Sébastien Gendron ne retient pas son optimisme à la suite de l’étude de faisabilité en cours et sa première phase prometteuse.
«La population, les institutions, et le gouvernement sont ici beaucoup plus réceptifs à ce projet», admet-il, en faisant référence à l’Ontario, province du siège social de Transpod. Il faut dire que le corridor Windsor-Québec via Toronto est depuis longtemps une «arlésienne» pour la population.
Si l’«hyperloop» promet de transporter les passagers et le fret entre Calgary, YYC, YEG et Edmonton en 30 minutes, il le fera grâce à l’énergie propre que l’infrastructure produira.

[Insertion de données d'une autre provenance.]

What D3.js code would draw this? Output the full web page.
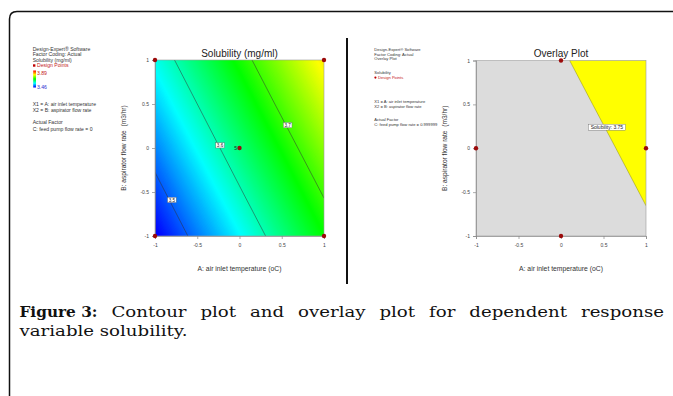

L’objectif est d’habiller entièrement la ligne de panneau solaire.
Sébastien Gendron assure d’ailleurs que la ligne produira plus d’énergie qu’il n’en faut, tout en supposant que celle-ci sera redistribuée aux réseaux électriques de la province.

La nécessité d’un tel projet
L’«hyperloop» est aujourd’hui un concurrent direct de l’aviation, explique l’ancien gestionnaire de projet en ingénierie pour Airbus et Bombardier, Sébastien Gendron.
Une certitude vacillante pour les prochaines années selon le directeur au Développement économique du CDÉA Joris Desmares-Decaux, qui n’hésite pas à citer le directeur général de Westjet, Edward Sims, selon qui «son plus grand concurrent aujourd’hui, c’est Zoom, la plateforme de vidéoconférence».
En effet, malgré l’intérêt qu’il montre pour un tel projet, il sait que les déplacements ne sont plus vraiment nécessaires à court terme.
«Le présentiel est devenu l’exception et il semblerait que de nombreuses entreprises se tournent vers un télétravail plus systématique à l’avenir», explique-t-il, sans pour autant l’apprécier.
Alors, quand on évoque la viabilité d’un tel projet, il suppose qu’à l’orée 2030-2035, date prévue de mise en circulation des capsules «pods», la clientèle d’affaires sera néanmoins au rendez-vous. Grâce aux champs magnétiques, le directeur général de Transpod est persuadé que ces capsules voyageront demain sans friction, «en lévitation stable au-dessus de la surface inférieure d’un tube».

Le directeur de Transpod, lui, insiste sur le transport de fret, aujourd’hui indissociable du projet et sur l’espoir d’obtenir «une garantie souveraine de la part du gouvernement albertain» afin de ne pas voir ce projet s’éteindre si le gouvernement change aux prochaines élections provinciales.
Finalement, Joris Desmares-Decaux sourit en admettant qu’il a hâte d’emprunter un jour ce moyen de transport ultrarapide qu’il a toujours imaginé entre les deux centres urbains, «en espérant voir se développer un réseau de transport en commun à la hauteur d’un tel changement!»